▶ _WHAT YOU HAVE TO DO_
Identify the lines that include the word "Convert", then copy all of them.
## Start DATA LINES
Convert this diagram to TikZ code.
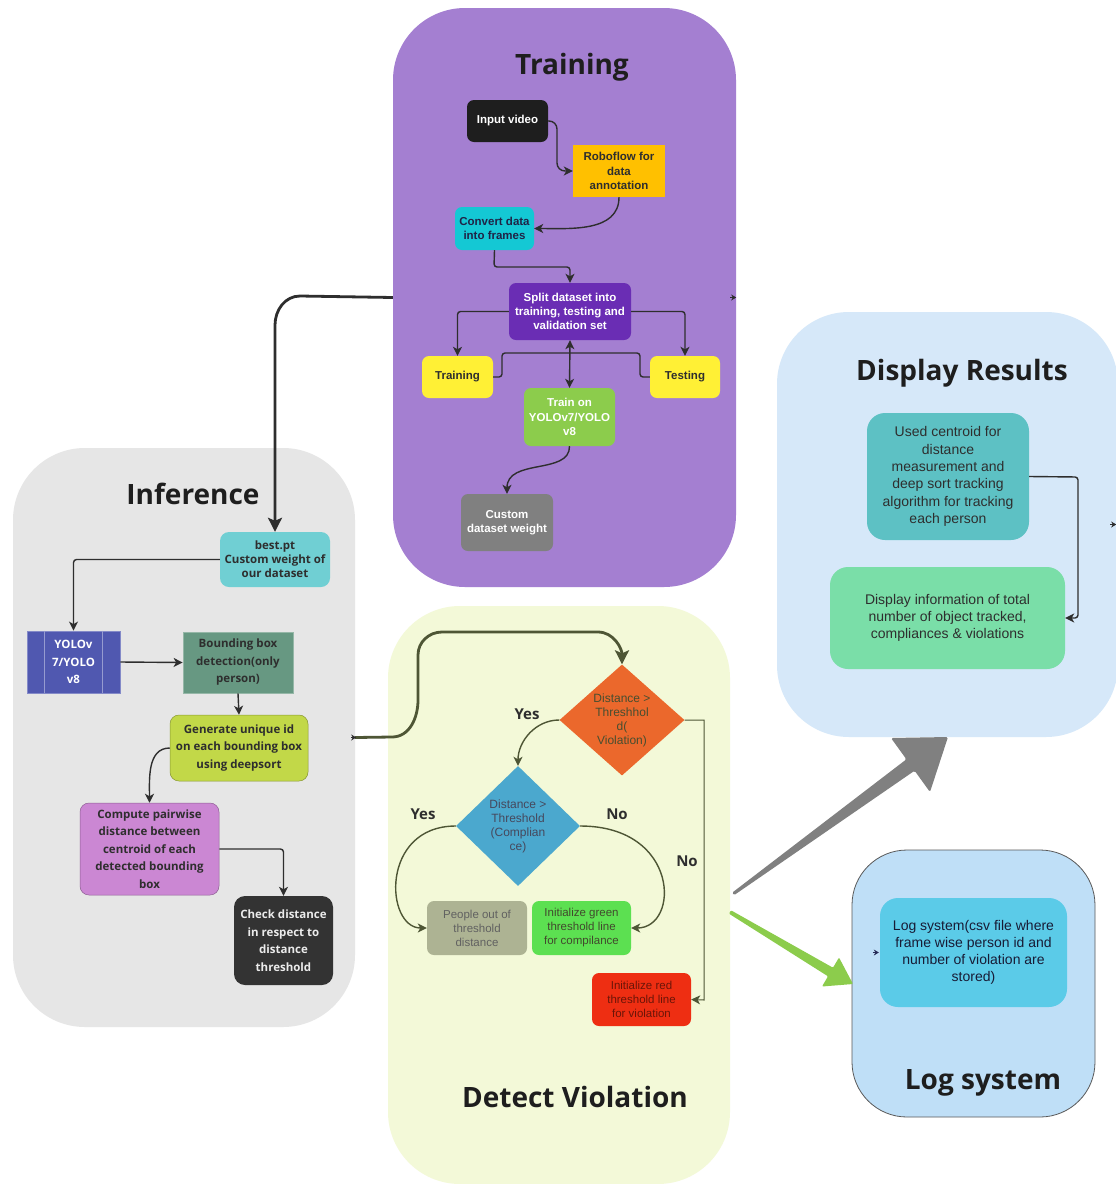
\documentclass[tikz,border=0pt]{standalone}
\usepackage{fontspec}
\setmainfont{Liberation Sans}
\newfontfamily\osans{Open Sans}
\usetikzlibrary{shapes.geometric,arrows.meta,calc}

% panel colours
\definecolor{trainbg}{HTML}{A47FD1}
\definecolor{infbg}{HTML}{E6E6E6}
\definecolor{detbg}{HTML}{F3F9D8}
\definecolor{dispbg}{HTML}{D6E8F9}
\definecolor{logbg}{HTML}{BFDFF7}
% box colours
\definecolor{cblack}{HTML}{1E1E1E}
\definecolor{corange}{HTML}{FFC000}
\definecolor{ccyan}{HTML}{14C8D4}
\definecolor{cpurple}{HTML}{6A2DB4}
\definecolor{cyellow}{HTML}{FFF035}
\definecolor{cgreen}{HTML}{8CCC4C}
\definecolor{cgray}{HTML}{808080}
\definecolor{cbest}{HTML}{70CFD3}
\definecolor{cyolo}{HTML}{5058B0}
\definecolor{cbbox}{HTML}{679882}
\definecolor{cgen}{HTML}{C2D848}
\definecolor{ccomp}{HTML}{CB87D3}
\definecolor{ccheck}{HTML}{333333}
\definecolor{cdone}{HTML}{EB682C}
\definecolor{cdtwo}{HTML}{4BA8CE}
\definecolor{cpeople}{HTML}{ADB393}
\definecolor{cigreen}{HTML}{5CE051}
\definecolor{cired}{HTML}{EE2E12}
\definecolor{cused}{HTML}{5DC1C4}
\definecolor{cdisp}{HTML}{7ADEA8}
\definecolor{clog}{HTML}{5BCBE8}
\definecolor{olive}{HTML}{4E5635}
\definecolor{darktxt}{HTML}{2E2E2E}

\tikzset{
  panel/.style={draw=none, rounded corners=72pt, inner sep=0pt},
  title/.style={font=\osans\bfseries\fontsize{28}{30}\selectfont, text=cblack},
  tbox/.style={rounded corners=7pt, inner sep=0pt, align=center,
    font=\bfseries\fontsize{11.5}{14.2}\selectfont},
  ibox/.style={rounded corners=9pt, inner sep=0pt, align=center,
    font=\osans\bfseries\fontsize{11.5}{17.5}\selectfont, text=darktxt},
  dbox/.style={rounded corners=7pt, inner sep=0pt, align=center,
    font=\fontsize{11.5}{14}\selectfont},
  dia/.style={diamond, inner sep=0pt, align=center,
    font=\fontsize{12}{14}\selectfont},
  rbox/.style={rounded corners=18pt, inner sep=0pt, align=center,
    font=\fontsize{14}{17.3}\selectfont, text=darktxt},
  tip/.style={Stealth[length=9pt,width=9pt,inset=2.5pt]},
  conn/.style={draw=darktxt, line width=1.4pt, -{Stealth[length=9pt,width=9pt,inset=2.5pt]}},
  oconn/.style={draw=olive, line width=1.4pt, -{Stealth[length=9pt,width=9pt,inset=2.5pt]}},
  yn/.style={font=\osans\bfseries\fontsize{15}{18}\selectfont, text=darktxt},
  stub/.style={draw=darktxt, line width=0.8pt, -{Stealth[length=5pt,width=6pt]}},
}

\begin{document}
\begin{tikzpicture}[x=1pt,y=-1pt]
\useasboundingbox (0,0) rectangle (1116,1184);
\clip (0,0) rectangle (1116,1184);
\fill[white] (0,0) rectangle (1116,1184);

% ---------- panels ----------
\node[panel, fill=trainbg, minimum width=343pt, minimum height=579pt] (tr) at (564.5,297.5) {};
\node[panel, fill=infbg, minimum width=342pt, minimum height=579pt] (inf) at (184,737.5) {};
\node[panel, fill=detbg, minimum width=342pt, minimum height=578pt] (det) at (559,895) {};
\node[panel, fill=dispbg, minimum width=341pt, minimum height=425pt] (disp) at (947.5,524.5) {};
\node[panel, fill=logbg, draw=black!65, line width=0.8pt, rounded corners=55pt,
      minimum width=243pt, minimum height=267pt] (logp) at (973.5,983.5) {};

% ---------- titles ----------
\node[title] (trt) at (572,67) {Training};
\node[title] (inft) at (193,494) {Inference};
\node[title] (dett) at (575,1097) {Detect Violation};
\node[title] (dispt) at (962,373) {Display Results};
\node[title] (logt) at (983,1083) {Log system};

% ---------- training ----------
\node[tbox, fill=cblack, text=white, minimum width=81pt, minimum height=42pt] (inpv) at (507.5,121) {Input video};
\node[tbox, rounded corners=0pt, fill=corange, text=darktxt, minimum width=92pt, minimum height=52pt] (robo) at (619,171) {Roboflow for\\data\\annotation};
\node[tbox, fill=ccyan, text=cyolo!40!black, minimum width=79pt, minimum height=43pt] (conv) at (494.5,228.5) {Convert data\\into frames};
\node[tbox, fill=cpurple, text=white, minimum width=122pt, minimum height=57pt] (split) at (570,311.5) {Split dataset into\\training, testing and\\validation set};
\node[tbox, fill=cyellow, text=darktxt, minimum width=71pt, minimum height=42pt] (trn) at (457.5,377) {Training};
\node[tbox, fill=cyellow, text=darktxt, minimum width=70pt, minimum height=42pt] (tst) at (685,377) {Testing};
\node[tbox, fill=cgreen, text=white, minimum width=91pt, minimum height=58pt] (trainon) at (569.5,417) {Train on\\YOLOv7/YOLO\\v8};
\node[tbox, fill=cgray, text=white, minimum width=92pt, minimum height=57pt] (cust) at (507,522.5) {Custom\\dataset weight};

\draw[conn, rounded corners=8pt] (inpv.east) -- (557,121) -- (557,171) -- (robo.west);
\draw[conn] (robo.south) to[out=-90,in=0] (conv.east);
\draw[conn, rounded corners=3pt] (conv.south) -- (494,267) -- (570,267) -- (split.north);
\draw[conn, rounded corners=3pt] (split.west) -| (trn.north);
\draw[conn, rounded corners=3pt] (split.east) -| (tst.north);
\draw[draw=darktxt, line width=1.4pt, rounded corners=3pt] (trn.east) -- (502,377) -- (502,353) -- (640,353) -- (640,377) -- (tst.west);
\draw[conn, {Stealth[length=9pt,width=9pt,inset=2.5pt]}-{Stealth[length=9pt,width=9pt,inset=2.5pt]}] (split.south) -- (trainon.north);
\draw[conn] (trainon.south) .. controls (570,475) and (507,458) .. (cust.north);

% ---------- inference ----------
\node[ibox, fill=cbest, minimum width=110pt, minimum height=55pt, font=\osans\fontsize{11.5}{14}\selectfont\bfseries] (best) at (275,559.5) {best.pt\\Custom weight of\\our dataset};
\node[ibox, rounded corners=0pt, fill=cyolo, draw=cyolo!70!white, line width=0.8pt, text=white,
      minimum width=93pt, minimum height=62pt] (yolo) at (73.5,662) {YOLOv\\7/YOLO\\v8};
\draw[cyolo!60!white, line width=0.8pt] ($(yolo.north west)+(18,0)$) -- ($(yolo.south west)+(18,0)$)
  ($(yolo.north east)+(-18,0)$) -- ($(yolo.south east)+(-18,0)$);
\node[ibox, rounded corners=0pt, fill=cbbox, draw=cbbox!70!white, line width=0.8pt,
      minimum width=110pt, minimum height=61pt] (bbox) at (238,662.5) {Bounding box\\detection(only\\person)};
\node[ibox, fill=cgen, draw=cgen!70!black, line width=0.5pt, minimum width=138pt, minimum height=66pt] (gen) at (239,748) {Generate unique id\\on each bounding box\\using deepsort};
\node[ibox, fill=ccomp, draw=ccomp!70!black, line width=0.5pt, minimum width=139pt, minimum height=92pt] (comp) at (149.5,849) {Compute pairwise\\distance between\\centroid of each\\detected bounding\\box};
\node[ibox, fill=ccheck, text=white!92!black, minimum width=99pt, minimum height=89pt, rounded corners=11pt] (check) at (283.5,940.5) {Check distance\\in respect to\\distance\\threshold};

\draw[draw=darktxt, line width=2.8pt, -{Stealth[length=14pt,width=14pt,inset=3pt]}]
  (tr.west) -- (300,296) to[out=180,in=90] (275,325) -- (best.north);
\draw[conn, rounded corners=3pt] (best.west) -| (yolo.north);
\draw[conn] (yolo.east) -- (bbox.west);
\draw[conn] (bbox.south) -- (gen.north);
\draw[conn] (gen.west) to[out=180,in=90] (comp.north);
\draw[conn, rounded corners=3pt] (comp.east) -| (check.north);

% ---------- detect violation ----------
\node[dia, fill=cdone, text=olive!90!black, minimum width=125pt, minimum height=111pt] (d1) at (622,720) {Distance >\\Threshhol\\d(\\Violation)};
\node[dia, fill=cdtwo, text=cyolo!30!black!80, minimum width=124pt, minimum height=120pt] (d2) at (518,826) {Distance >\\Threshold\\(Complian\\ce)};
\node[dbox, fill=cpeople, text=black!62, minimum width=100pt, minimum height=54pt] (people) at (477,928) {People out of\\threshold\\distance};
\node[dbox, fill=cigreen, text=olive!85!black, minimum width=99pt, minimum height=54pt] (igreen) at (581.5,928) {Initialize green\\threshold line\\for compilance};
\node[dbox, fill=cired, text=cired!45!black, minimum width=99pt, minimum height=53pt] (ired) at (641.5,999.5) {Initialize red\\threshold line\\for violation};

\draw[draw=olive, line width=2.8pt, -{Stealth[length=14pt,width=14pt,inset=3pt]}]
  (inf.east) -- (392,737) to[out=0,in=-90] (418,700) -- (418,655) to[out=90,in=180] (442,632)
  -- (598,632) to[out=0,in=90] (d1.north);
\draw[oconn] (d1.west) to[out=180,in=90] (d2.north);
\draw[oconn] (d2.west) .. controls (380,826) and (385,928) .. (people.west);
\draw[oconn] (d2.east) .. controls (680,826) and (680,928) .. (igreen.east);
\draw[oconn, line width=1pt] (d1.east) -- (704,720) -- (704,1000) -- (ired.east);

\node[yn] (yes1) at (527,714) {Yes};
\node[yn] (yes2) at (423,814) {Yes};
\node[yn] (no1) at (617,814) {No};
\node[yn] (no2) at (687,861) {No};

% ---------- display results ----------
\node[rbox, fill=cused, minimum width=162pt, minimum height=127pt] (used) at (948,476.5) {Used centroid for\\distance\\measurement and\\deep sort tracking\\algorithm for tracking\\each person};
\node[rbox, fill=cdisp, minimum width=235pt, minimum height=102pt] (dinfo) at (947.5,618) {Display information of total\\number of object tracked,\\compliances \& violations};
\draw[conn, rounded corners=3pt] (used.east) -- (1078,477) -- (1078,618) -- (dinfo.east);

% ---------- log system ----------
\node[rbox, fill=clog, text=black!70!cyolo, minimum width=187pt, minimum height=109pt,
      font=\fontsize{14}{16.8}\selectfont] (loginner) at (973.5,952.5) {Log system(csv file where\\frame wise person id and\\number of violation are\\stored)};

% ---------- dangling stubs ----------
\coordinate (s1) at ($(tr.east)+(-6,0)$);
\draw[stub] (s1) -- (tr.east);
\coordinate (s2) at ($(inf.east)+(-4,0)$);
\draw[stub] (s2) -- ($(inf.east)+(1,0)$);
\coordinate (s3) at ($(disp.east)+(-8,0)$);
\draw[stub] (s3) -- ($(disp.east)+(-2,0)$);
\coordinate (s4) at ($(loginner.west)+(-7,0)$);
\draw[stub, draw=cyolo!50!black] (s4) -- ($(loginner.west)+(-1,0)$);

% ---------- tapered flow arrows ----------
\coordinate (ga) at (733,894);
\coordinate (gb) at (948,737);
\fill[cgray, rounded corners=1.5pt] (732,892.8) -- (906.4,759.3) -- (891,738) -- (gb) -- (930,792) -- (914.6,770.7) -- (734,895.2) -- cycle;
\coordinate (ka) at (730,912);
\coordinate (kb) at (853,984);
\fill[cgreen, rounded corners=1pt] (731,910.3) -- (833,967.7) -- (839,957.5) -- (kb) -- (822,986.5) -- (828,976.3) -- (729,913.7) -- cycle;
\end{tikzpicture}
\end{document}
## End DATA LINES
▶ _RESULT OF THIS EXERCISE_
Convert this diagram to TikZ code.
\node[tbox, fill=ccyan, text=cyolo!40!black, minimum width=79pt, minimum height=43pt] (conv) at (494.5,228.5) {Convert data\\into frames};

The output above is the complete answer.